Monumental’s robot bricklayers can work as fast as a human stonemason and could be the answer to the UK’s construction skills shortage
A new startup has secured over £20m in funding to bring their design for robot bricklayers to more construction sites.
Monumental, an Amsterdam-based startup has announced a new $25m funding round to expand rollout and the team working on the robot bricklayer designs.
The robots use AI similar to that of self-driving cars
Previous attempts at creating bricklaying robots have produced expensive, bulky machines that could only lay a single type of brick or brickwork pattern and were marketed directly at construction companies, who would hesitate over six-figure prices for a single machine.
Monumental’s robot bricklayers are hardier and more compact, with rubber tyres that allow them to traverse construction sites with ease. Using artificial intelligence originally designed for self-driving cars means that the robots can navigate sites independently.
The robots have been built with more affordable hardware, which is reflected in more affordable prices.
The bricklaying robots can also lay more than one brick pattern, which will boost individuality in housing developments and may make contractor services more appealing to developers.
The robot bricklayers work in teams of three
One robot picks up bricks and another mortar, which they both bring to the bricklaying robot.
The bricklayer lays bricks and mortar autonomously and has two tower cranes to reach the top of a building from the ground floor.
The process does require a human for the pointing and smoothing the mortar, as well as fixing wall ties that anchor bricks to the building’s structure. To address this, Monumental currently sells brick laying services to construction companies rather than the robots themselves.
This comes with a human bricklayer to oversee and perform functions the robots cannot and services charges (by the brick laid) are comparable to that of a single human bricklayer.
The UK is facing a severe shortage of bricklayers
Whilst still much cheaper than previous robot bricklayers, Monumental’s robots still cost around $25,000(just under £20,000).
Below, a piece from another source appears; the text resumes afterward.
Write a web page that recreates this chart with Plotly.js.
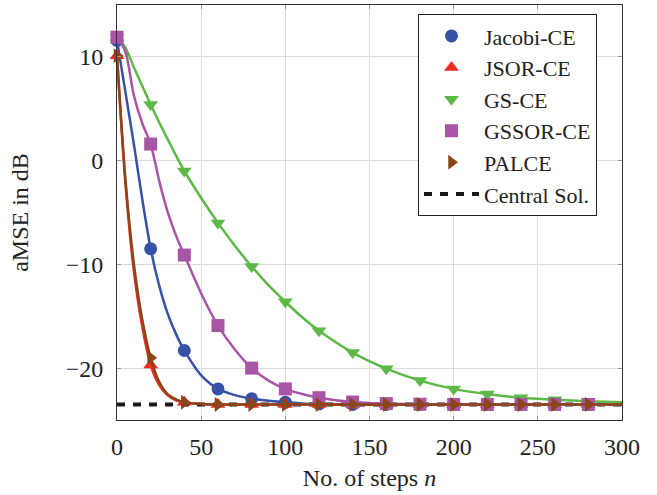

However, in light of skills shortages across the US, UK and Europe, anecdotal interest in the robot bricklayers is promising.
“One of the biggest surprises for us, is that we thought we would have to be slightly cheaper [than human masons],” said Salar al Khafaji, the company’s co-founder and CEO. “It turns out no one cares.”
Monumental’s robot bricklayers could complete jobs even faster than a human team, suggests al Khafaji, if deployed as a swarm of robots on a single job. The shortage of available human bricklayers means contractors may not be able to do the same with a human team.